▶ Problem requirements
Below is some material; set it all down exactly, apart from the pictures.

▶ Data section
========================================

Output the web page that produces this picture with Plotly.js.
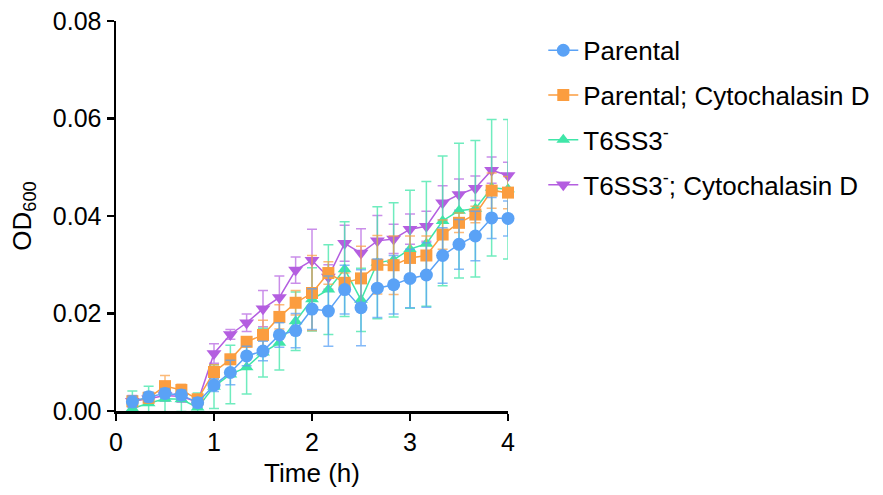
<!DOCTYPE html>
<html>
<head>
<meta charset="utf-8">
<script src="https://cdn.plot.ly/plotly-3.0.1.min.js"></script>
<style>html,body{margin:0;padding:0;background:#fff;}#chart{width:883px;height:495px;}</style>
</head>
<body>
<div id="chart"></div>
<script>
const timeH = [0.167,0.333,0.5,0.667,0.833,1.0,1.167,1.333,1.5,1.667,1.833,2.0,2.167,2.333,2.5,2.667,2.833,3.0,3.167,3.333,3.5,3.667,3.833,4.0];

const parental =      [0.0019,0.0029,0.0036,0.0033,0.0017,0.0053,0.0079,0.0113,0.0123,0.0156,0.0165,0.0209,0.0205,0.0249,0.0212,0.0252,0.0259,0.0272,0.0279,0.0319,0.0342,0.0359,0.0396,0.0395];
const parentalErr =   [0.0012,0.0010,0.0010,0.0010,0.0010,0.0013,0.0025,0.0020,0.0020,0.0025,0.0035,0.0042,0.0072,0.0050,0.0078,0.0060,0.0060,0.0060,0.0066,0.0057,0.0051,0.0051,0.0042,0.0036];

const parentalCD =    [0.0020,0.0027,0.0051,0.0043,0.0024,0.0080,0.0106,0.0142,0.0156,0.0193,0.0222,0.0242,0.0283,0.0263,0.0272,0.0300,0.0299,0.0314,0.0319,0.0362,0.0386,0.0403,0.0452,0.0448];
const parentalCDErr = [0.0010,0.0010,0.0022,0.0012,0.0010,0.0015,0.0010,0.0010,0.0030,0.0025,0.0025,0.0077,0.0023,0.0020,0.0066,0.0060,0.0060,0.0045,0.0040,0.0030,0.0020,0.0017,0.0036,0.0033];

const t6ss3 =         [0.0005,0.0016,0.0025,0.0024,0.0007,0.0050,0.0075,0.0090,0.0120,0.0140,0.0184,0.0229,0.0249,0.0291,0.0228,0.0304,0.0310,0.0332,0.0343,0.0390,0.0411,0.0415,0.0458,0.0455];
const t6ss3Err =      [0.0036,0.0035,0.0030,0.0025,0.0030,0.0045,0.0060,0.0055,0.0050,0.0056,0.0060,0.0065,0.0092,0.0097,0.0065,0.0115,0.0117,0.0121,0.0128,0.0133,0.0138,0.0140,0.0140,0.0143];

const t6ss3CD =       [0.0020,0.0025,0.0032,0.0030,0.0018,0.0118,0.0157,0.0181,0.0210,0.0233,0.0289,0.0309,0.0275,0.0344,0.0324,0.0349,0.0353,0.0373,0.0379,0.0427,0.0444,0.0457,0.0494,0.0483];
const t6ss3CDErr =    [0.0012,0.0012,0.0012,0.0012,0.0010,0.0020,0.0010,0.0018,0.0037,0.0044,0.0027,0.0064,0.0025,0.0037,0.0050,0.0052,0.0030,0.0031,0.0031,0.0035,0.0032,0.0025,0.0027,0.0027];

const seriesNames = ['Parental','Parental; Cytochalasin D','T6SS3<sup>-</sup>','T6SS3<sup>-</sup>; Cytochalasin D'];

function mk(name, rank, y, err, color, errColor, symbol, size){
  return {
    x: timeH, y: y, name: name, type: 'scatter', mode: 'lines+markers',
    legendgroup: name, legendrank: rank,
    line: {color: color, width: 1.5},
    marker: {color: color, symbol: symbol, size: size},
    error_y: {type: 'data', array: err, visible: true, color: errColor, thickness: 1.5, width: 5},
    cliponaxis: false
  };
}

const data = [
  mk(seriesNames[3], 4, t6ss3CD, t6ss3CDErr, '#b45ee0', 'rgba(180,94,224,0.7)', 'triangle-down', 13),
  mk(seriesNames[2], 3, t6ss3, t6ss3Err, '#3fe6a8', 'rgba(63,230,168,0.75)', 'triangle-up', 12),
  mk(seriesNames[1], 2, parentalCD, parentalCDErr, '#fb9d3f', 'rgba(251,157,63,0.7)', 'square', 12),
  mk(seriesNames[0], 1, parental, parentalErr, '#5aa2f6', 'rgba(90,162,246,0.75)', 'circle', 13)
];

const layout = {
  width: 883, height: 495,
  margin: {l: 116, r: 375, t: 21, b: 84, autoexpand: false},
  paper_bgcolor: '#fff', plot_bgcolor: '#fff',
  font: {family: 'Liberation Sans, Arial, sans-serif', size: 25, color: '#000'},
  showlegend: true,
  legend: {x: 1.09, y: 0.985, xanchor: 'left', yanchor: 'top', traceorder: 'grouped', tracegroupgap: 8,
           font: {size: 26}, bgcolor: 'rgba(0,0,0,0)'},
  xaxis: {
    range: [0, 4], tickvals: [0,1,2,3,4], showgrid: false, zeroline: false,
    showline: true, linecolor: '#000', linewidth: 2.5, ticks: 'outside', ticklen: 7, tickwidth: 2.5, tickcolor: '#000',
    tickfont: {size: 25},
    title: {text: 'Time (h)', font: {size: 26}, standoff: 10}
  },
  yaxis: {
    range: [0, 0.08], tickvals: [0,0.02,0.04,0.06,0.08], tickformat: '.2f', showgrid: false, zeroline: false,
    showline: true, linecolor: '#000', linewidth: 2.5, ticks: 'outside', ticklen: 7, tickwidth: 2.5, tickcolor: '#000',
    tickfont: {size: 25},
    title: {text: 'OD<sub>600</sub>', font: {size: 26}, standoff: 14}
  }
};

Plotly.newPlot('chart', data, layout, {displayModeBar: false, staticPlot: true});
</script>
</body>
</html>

========================================

▶ Result of this task
Output the web page that produces this picture with Plotly.js.
<!DOCTYPE html>
<html>
<head>
<meta charset="utf-8">
<script src="https://cdn.plot.ly/plotly-3.0.1.min.js"></script>
<style>html,body{margin:0;padding:0;background:#fff;}#chart{width:883px;height:495px;}</style>
</head>
<body>
<div id="chart"></div>
<script>
const timeH = [0.167,0.333,0.5,0.667,0.833,1.0,1.167,1.333,1.5,1.667,1.833,2.0,2.167,2.333,2.5,2.667,2.833,3.0,3.167,3.333,3.5,3.667,3.833,4.0];

const parental =      [0.0019,0.0029,0.0036,0.0033,0.0017,0.0053,0.0079,0.0113,0.0123,0.0156,0.0165,0.0209,0.0205,0.0249,0.0212,0.0252,0.0259,0.0272,0.0279,0.0319,0.0342,0.0359,0.0396,0.0395];
const parentalErr =   [0.0012,0.0010,0.0010,0.0010,0.0010,0.0013,0.0025,0.0020,0.0020,0.0025,0.0035,0.0042,0.0072,0.0050,0.0078,0.0060,0.0060,0.0060,0.0066,0.0057,0.0051,0.0051,0.0042,0.0036];

const parentalCD =    [0.0020,0.0027,0.0051,0.0043,0.0024,0.0080,0.0106,0.0142,0.0156,0.0193,0.0222,0.0242,0.0283,0.0263,0.0272,0.0300,0.0299,0.0314,0.0319,0.0362,0.0386,0.0403,0.0452,0.0448];
const parentalCDErr = [0.0010,0.0010,0.0022,0.0012,0.0010,0.0015,0.0010,0.0010,0.0030,0.0025,0.0025,0.0077,0.0023,0.0020,0.0066,0.0060,0.0060,0.0045,0.0040,0.0030,0.0020,0.0017,0.0036,0.0033];

const t6ss3 =         [0.0005,0.0016,0.0025,0.0024,0.0007,0.0050,0.0075,0.0090,0.0120,0.0140,0.0184,0.0229,0.0249,0.0291,0.0228,0.0304,0.0310,0.0332,0.0343,0.0390,0.0411,0.0415,0.0458,0.0455];
const t6ss3Err =      [0.0036,0.0035,0.0030,0.0025,0.0030,0.0045,0.0060,0.0055,0.0050,0.0056,0.0060,0.0065,0.0092,0.0097,0.0065,0.0115,0.0117,0.0121,0.0128,0.0133,0.0138,0.0140,0.0140,0.0143];

const t6ss3CD =       [0.0020,0.0025,0.0032,0.0030,0.0018,0.0118,0.0157,0.0181,0.0210,0.0233,0.0289,0.0309,0.0275,0.0344,0.0324,0.0349,0.0353,0.0373,0.0379,0.0427,0.0444,0.0457,0.0494,0.0483];
const t6ss3CDErr =    [0.0012,0.0012,0.0012,0.0012,0.0010,0.0020,0.0010,0.0018,0.0037,0.0044,0.0027,0.0064,0.0025,0.0037,0.0050,0.0052,0.0030,0.0031,0.0031,0.0035,0.0032,0.0025,0.0027,0.0027];

const seriesNames = ['Parental','Parental; Cytochalasin D','T6SS3<sup>-</sup>','T6SS3<sup>-</sup>; Cytochalasin D'];

function mk(name, rank, y, err, color, errColor, symbol, size){
  return {
    x: timeH, y: y, name: name, type: 'scatter', mode: 'lines+markers',
    legendgroup: name, legendrank: rank,
    line: {color: color, width: 1.5},
    marker: {color: color, symbol: symbol, size: size},
    error_y: {type: 'data', array: err, visible: true, color: errColor, thickness: 1.5, width: 5},
    cliponaxis: false
  };
}

const data = [
  mk(seriesNames[3], 4, t6ss3CD, t6ss3CDErr, '#b45ee0', 'rgba(180,94,224,0.7)', 'triangle-down', 13),
  mk(seriesNames[2], 3, t6ss3, t6ss3Err, '#3fe6a8', 'rgba(63,230,168,0.75)', 'triangle-up', 12),
  mk(seriesNames[1], 2, parentalCD, parentalCDErr, '#fb9d3f', 'rgba(251,157,63,0.7)', 'square', 12),
  mk(seriesNames[0], 1, parental, parentalErr, '#5aa2f6', 'rgba(90,162,246,0.75)', 'circle', 13)
];

const layout = {
  width: 883, height: 495,
  margin: {l: 116, r: 375, t: 21, b: 84, autoexpand: false},
  paper_bgcolor: '#fff', plot_bgcolor: '#fff',
  font: {family: 'Liberation Sans, Arial, sans-serif', size: 25, color: '#000'},
  showlegend: true,
  legend: {x: 1.09, y: 0.985, xanchor: 'left', yanchor: 'top', traceorder: 'grouped', tracegroupgap: 8,
           font: {size: 26}, bgcolor: 'rgba(0,0,0,0)'},
  xaxis: {
    range: [0, 4], tickvals: [0,1,2,3,4], showgrid: false, zeroline: false,
    showline: true, linecolor: '#000', linewidth: 2.5, ticks: 'outside', ticklen: 7, tickwidth: 2.5, tickcolor: '#000',
    tickfont: {size: 25},
    title: {text: 'Time (h)', font: {size: 26}, standoff: 10}
  },
  yaxis: {
    range: [0, 0.08], tickvals: [0,0.02,0.04,0.06,0.08], tickformat: '.2f', showgrid: false, zeroline: false,
    showline: true, linecolor: '#000', linewidth: 2.5, ticks: 'outside', ticklen: 7, tickwidth: 2.5, tickcolor: '#000',
    tickfont: {size: 25},
    title: {text: 'OD<sub>600</sub>', font: {size: 26}, standoff: 14}
  }
};

Plotly.newPlot('chart', data, layout, {displayModeBar: false, staticPlot: true});
</script>
</body>
</html>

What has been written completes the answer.